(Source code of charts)
-- Begin --
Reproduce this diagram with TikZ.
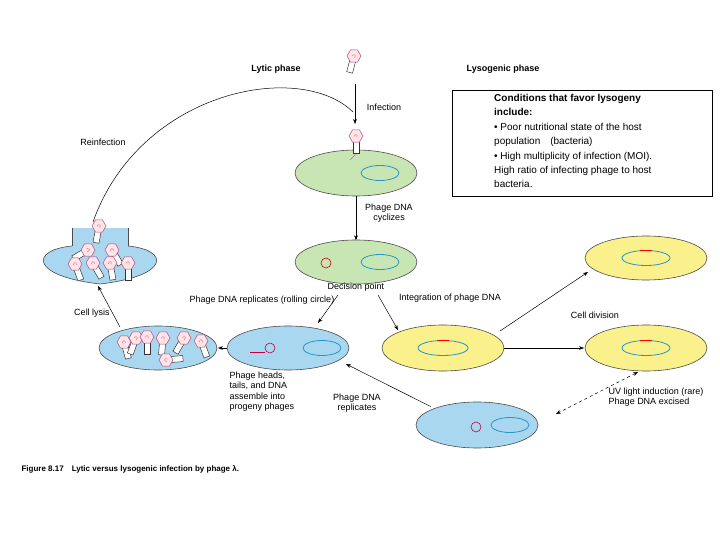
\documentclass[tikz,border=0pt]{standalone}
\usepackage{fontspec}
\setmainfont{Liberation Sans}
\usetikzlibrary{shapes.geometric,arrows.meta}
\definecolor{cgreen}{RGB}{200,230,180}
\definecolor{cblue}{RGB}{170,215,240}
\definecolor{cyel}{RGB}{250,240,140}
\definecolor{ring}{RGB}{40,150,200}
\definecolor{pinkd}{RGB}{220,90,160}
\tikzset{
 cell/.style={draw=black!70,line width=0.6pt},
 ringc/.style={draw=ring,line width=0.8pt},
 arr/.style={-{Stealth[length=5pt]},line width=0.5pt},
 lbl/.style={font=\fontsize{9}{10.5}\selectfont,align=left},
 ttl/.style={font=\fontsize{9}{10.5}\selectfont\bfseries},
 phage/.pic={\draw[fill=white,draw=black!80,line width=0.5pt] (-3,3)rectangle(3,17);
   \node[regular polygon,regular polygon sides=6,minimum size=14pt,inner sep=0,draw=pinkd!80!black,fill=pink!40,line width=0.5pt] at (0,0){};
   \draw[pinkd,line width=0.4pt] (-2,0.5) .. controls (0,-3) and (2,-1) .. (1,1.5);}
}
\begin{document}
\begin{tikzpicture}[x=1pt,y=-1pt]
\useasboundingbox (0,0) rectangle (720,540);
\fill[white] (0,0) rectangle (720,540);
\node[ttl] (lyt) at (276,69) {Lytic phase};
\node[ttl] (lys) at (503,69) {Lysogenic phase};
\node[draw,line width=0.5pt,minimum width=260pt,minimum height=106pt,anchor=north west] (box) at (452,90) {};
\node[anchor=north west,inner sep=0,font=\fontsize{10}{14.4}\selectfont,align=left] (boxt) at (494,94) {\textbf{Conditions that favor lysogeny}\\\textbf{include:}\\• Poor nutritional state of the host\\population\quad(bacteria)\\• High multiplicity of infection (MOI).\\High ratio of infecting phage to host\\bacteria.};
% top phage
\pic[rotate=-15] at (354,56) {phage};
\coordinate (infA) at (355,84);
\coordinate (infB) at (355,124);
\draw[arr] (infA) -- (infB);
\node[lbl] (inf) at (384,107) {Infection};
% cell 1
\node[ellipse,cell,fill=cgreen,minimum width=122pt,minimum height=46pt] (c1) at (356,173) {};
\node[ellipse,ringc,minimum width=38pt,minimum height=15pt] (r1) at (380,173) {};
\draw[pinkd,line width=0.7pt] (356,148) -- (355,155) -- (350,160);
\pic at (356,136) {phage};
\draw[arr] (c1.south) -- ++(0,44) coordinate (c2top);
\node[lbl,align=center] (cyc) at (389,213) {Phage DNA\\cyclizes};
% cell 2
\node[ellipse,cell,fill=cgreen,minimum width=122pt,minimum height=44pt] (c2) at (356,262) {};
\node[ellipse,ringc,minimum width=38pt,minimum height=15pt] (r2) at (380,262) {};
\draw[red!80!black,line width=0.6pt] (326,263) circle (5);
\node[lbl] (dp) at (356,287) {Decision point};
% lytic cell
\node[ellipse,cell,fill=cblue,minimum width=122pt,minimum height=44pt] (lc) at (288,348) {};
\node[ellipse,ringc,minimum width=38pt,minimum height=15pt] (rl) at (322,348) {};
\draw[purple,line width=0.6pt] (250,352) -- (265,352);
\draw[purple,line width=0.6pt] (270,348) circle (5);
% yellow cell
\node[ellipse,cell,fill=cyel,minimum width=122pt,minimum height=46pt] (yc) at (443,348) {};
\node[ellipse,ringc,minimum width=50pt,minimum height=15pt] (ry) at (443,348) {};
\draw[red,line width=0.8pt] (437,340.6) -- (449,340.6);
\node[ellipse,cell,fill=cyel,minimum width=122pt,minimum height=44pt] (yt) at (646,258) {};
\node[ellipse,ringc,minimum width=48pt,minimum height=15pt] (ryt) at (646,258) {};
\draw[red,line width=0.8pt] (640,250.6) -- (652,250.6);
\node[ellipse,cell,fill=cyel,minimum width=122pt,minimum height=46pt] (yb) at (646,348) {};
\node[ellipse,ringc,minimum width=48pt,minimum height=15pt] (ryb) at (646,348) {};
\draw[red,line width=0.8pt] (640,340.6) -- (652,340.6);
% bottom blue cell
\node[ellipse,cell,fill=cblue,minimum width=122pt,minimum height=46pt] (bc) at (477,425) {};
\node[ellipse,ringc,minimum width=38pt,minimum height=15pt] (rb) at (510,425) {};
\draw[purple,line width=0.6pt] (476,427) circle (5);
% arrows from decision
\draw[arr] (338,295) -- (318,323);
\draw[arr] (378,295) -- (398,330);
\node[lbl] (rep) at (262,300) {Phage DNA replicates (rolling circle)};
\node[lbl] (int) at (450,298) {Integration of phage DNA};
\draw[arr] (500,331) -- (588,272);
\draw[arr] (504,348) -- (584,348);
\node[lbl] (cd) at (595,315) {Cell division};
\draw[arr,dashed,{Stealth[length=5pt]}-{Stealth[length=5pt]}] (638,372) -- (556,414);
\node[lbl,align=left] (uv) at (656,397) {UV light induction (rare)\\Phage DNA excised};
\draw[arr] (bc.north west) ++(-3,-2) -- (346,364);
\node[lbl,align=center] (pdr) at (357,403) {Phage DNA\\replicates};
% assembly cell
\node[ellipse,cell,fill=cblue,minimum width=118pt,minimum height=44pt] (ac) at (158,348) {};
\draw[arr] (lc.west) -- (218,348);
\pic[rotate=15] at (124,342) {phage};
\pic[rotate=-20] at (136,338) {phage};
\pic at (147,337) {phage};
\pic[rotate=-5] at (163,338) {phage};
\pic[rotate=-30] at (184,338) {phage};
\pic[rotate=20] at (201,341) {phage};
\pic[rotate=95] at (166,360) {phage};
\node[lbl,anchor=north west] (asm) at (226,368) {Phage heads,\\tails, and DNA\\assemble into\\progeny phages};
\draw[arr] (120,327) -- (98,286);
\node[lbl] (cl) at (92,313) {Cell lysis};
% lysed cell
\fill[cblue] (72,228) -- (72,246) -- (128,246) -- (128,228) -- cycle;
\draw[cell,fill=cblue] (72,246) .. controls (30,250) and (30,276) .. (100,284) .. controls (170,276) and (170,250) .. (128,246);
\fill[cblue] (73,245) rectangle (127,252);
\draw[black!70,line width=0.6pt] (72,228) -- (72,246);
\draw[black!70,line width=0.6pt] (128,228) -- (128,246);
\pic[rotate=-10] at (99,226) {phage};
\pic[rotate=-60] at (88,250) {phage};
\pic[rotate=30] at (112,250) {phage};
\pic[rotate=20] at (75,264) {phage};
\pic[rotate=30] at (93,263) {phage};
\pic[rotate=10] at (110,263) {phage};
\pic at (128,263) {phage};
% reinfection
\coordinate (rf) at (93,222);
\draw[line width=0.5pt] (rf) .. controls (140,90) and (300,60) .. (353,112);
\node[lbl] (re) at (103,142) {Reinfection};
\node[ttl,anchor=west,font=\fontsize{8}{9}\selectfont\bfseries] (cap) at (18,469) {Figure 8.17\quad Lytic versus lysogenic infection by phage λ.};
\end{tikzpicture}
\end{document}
-- End --
-- Begin --
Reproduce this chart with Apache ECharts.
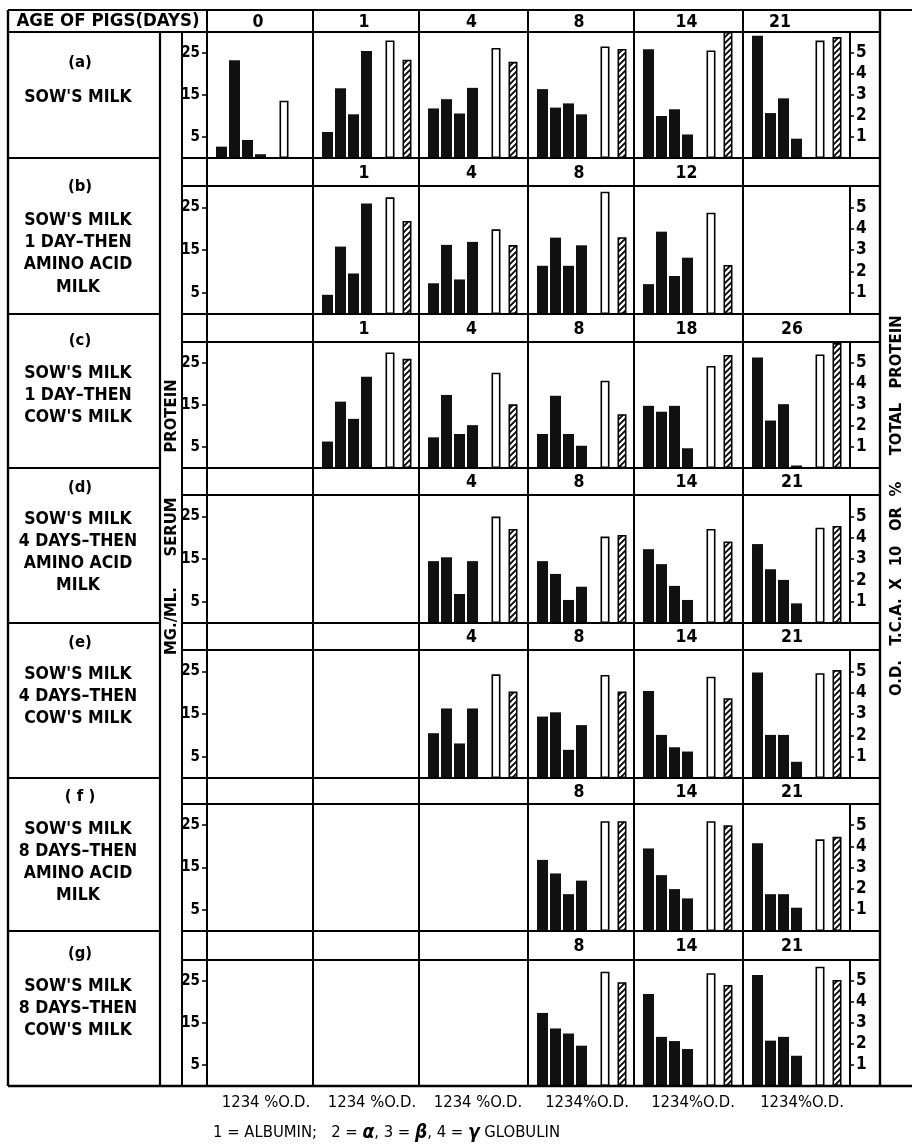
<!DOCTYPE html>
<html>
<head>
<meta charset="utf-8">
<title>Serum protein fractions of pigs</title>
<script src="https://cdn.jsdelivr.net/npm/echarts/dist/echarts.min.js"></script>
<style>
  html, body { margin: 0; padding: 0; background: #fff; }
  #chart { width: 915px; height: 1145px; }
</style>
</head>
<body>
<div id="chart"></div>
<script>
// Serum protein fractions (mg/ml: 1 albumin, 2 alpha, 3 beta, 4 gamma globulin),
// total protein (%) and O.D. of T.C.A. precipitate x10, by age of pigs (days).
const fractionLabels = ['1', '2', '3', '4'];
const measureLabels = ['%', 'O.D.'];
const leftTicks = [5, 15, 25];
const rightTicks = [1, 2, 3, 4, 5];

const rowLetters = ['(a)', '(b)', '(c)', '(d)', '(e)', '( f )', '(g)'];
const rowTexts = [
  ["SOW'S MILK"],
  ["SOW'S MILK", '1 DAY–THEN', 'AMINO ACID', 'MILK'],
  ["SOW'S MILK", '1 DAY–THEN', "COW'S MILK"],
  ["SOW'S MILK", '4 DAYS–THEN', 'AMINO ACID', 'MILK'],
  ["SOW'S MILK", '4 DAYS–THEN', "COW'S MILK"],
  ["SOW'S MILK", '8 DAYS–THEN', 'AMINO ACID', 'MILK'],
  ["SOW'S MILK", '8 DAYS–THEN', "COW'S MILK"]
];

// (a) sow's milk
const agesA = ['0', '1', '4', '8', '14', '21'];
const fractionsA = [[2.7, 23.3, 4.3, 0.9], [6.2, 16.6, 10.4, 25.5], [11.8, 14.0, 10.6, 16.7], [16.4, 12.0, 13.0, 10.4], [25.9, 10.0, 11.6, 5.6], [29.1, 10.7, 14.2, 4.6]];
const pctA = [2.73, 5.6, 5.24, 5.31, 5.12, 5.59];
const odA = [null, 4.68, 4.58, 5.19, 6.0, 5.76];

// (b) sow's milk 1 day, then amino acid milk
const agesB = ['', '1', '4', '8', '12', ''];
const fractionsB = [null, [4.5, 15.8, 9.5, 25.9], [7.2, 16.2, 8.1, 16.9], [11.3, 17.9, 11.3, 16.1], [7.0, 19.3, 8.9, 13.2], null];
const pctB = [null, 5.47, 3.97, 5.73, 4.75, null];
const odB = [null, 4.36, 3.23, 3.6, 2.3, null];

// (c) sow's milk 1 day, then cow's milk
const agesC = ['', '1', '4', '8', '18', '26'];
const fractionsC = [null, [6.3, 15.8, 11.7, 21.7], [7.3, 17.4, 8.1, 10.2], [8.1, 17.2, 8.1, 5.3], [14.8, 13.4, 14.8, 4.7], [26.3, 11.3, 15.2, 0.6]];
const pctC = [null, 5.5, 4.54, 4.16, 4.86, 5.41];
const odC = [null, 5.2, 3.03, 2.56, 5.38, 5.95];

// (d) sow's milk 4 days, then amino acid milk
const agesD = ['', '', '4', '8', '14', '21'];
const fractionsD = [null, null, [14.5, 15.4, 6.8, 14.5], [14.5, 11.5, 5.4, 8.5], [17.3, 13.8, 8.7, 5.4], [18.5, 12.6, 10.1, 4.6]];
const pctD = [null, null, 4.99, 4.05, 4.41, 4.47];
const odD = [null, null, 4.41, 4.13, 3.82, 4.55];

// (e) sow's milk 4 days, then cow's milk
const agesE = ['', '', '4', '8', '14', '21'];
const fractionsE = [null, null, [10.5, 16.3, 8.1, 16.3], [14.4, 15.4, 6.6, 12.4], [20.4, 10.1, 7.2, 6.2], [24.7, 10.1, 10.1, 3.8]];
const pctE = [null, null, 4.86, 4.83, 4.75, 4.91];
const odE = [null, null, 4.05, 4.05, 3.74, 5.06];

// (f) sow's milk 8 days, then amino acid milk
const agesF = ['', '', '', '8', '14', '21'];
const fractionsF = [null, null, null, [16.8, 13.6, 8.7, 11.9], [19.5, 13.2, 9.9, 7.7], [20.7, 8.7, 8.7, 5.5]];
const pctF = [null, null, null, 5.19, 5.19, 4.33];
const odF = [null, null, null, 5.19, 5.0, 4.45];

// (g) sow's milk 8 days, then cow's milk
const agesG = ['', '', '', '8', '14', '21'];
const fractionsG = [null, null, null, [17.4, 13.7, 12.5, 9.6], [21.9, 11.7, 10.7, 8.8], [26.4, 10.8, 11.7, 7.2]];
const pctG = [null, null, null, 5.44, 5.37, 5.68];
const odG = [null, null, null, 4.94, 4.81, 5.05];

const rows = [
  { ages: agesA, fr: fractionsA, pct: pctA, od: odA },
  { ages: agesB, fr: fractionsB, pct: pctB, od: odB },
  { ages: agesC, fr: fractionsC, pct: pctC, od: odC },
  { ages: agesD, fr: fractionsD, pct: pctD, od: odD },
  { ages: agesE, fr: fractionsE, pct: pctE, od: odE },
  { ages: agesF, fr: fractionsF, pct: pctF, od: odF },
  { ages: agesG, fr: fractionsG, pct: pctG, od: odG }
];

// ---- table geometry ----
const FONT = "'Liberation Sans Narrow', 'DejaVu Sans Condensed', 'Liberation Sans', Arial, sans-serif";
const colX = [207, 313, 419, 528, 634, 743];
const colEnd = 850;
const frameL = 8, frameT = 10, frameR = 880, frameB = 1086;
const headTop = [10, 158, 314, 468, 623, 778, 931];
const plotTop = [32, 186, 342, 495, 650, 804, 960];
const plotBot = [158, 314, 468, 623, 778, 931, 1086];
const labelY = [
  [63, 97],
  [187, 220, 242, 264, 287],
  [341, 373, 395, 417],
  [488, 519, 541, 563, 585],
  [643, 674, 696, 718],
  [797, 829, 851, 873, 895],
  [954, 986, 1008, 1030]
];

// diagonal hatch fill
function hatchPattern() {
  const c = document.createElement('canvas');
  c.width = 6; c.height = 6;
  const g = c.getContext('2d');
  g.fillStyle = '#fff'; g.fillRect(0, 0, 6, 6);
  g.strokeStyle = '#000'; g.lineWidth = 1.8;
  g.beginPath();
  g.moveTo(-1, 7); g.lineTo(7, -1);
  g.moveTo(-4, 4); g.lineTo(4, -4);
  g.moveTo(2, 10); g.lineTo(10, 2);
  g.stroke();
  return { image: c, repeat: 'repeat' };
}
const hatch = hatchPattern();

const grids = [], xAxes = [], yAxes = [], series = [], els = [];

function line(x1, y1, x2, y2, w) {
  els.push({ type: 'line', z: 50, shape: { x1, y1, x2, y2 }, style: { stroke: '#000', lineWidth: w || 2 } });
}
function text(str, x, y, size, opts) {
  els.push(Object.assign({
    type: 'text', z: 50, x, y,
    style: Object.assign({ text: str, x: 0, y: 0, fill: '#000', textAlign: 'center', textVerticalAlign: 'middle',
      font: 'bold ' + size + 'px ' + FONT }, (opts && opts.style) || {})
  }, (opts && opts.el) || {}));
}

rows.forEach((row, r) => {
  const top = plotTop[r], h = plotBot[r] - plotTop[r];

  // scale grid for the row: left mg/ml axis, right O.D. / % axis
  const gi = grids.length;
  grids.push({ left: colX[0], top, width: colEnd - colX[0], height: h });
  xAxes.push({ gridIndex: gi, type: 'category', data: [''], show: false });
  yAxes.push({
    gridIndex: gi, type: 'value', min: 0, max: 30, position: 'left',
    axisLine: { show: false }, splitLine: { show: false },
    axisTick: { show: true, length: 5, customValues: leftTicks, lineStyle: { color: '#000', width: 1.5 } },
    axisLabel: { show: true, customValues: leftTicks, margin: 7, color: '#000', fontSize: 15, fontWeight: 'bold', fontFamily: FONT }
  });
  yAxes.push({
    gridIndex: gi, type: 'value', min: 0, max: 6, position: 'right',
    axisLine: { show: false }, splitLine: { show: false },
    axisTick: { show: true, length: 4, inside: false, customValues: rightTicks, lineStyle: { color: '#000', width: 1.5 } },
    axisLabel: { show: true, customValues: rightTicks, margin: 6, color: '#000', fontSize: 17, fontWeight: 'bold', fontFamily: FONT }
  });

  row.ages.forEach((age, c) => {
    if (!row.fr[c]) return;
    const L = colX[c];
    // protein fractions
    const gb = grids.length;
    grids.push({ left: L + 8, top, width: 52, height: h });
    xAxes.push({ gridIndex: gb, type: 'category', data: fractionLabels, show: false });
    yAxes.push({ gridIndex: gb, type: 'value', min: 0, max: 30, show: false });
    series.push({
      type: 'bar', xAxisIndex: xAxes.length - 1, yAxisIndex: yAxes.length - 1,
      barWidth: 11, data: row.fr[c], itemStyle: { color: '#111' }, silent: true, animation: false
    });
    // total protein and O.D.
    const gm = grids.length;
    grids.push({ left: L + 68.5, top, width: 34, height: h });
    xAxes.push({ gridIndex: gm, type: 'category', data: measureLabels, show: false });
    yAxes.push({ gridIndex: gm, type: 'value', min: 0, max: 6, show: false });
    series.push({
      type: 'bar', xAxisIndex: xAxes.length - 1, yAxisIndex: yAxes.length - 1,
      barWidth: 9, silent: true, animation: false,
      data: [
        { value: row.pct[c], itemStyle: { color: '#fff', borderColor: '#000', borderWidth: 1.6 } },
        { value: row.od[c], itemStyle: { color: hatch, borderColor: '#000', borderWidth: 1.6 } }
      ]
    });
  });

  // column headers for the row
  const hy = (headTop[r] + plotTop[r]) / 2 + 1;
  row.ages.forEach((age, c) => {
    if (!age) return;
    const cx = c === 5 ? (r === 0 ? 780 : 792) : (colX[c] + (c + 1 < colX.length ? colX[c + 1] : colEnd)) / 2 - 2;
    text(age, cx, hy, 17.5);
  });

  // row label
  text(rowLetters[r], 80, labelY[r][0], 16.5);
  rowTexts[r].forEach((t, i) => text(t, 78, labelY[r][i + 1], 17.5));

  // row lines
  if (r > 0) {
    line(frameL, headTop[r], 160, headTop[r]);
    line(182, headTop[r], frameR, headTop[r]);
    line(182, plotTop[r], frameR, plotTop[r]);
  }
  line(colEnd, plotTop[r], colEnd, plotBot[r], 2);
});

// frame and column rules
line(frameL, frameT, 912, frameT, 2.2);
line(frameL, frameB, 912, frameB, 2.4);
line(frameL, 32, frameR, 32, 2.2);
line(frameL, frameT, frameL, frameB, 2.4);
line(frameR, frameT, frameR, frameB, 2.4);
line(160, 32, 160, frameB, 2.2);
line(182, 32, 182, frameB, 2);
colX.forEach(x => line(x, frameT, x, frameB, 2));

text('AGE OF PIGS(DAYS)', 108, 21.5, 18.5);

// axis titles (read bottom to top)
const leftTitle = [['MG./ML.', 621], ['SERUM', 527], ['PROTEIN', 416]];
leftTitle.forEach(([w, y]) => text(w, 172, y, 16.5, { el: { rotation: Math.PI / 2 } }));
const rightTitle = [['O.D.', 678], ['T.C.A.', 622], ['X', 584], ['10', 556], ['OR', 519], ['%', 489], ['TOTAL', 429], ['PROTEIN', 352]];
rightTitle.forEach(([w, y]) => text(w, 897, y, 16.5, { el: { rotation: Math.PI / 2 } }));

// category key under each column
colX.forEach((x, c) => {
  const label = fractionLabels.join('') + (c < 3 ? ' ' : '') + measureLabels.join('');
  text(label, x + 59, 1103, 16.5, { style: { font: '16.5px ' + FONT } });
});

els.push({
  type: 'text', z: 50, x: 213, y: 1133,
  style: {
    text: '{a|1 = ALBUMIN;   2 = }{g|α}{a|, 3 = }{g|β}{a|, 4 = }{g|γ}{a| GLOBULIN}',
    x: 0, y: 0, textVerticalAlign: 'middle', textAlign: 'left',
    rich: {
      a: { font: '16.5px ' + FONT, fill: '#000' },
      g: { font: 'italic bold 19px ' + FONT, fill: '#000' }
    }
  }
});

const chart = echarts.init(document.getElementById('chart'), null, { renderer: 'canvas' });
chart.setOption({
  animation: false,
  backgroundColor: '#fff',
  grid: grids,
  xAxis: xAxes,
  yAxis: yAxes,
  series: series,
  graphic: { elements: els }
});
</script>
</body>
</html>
-- End --
--- What the exercise asks ---
Scan the material above. Return every line containing the string "with".

--- Full output ---
Reproduce this diagram with TikZ.
Reproduce this chart with Apache ECharts.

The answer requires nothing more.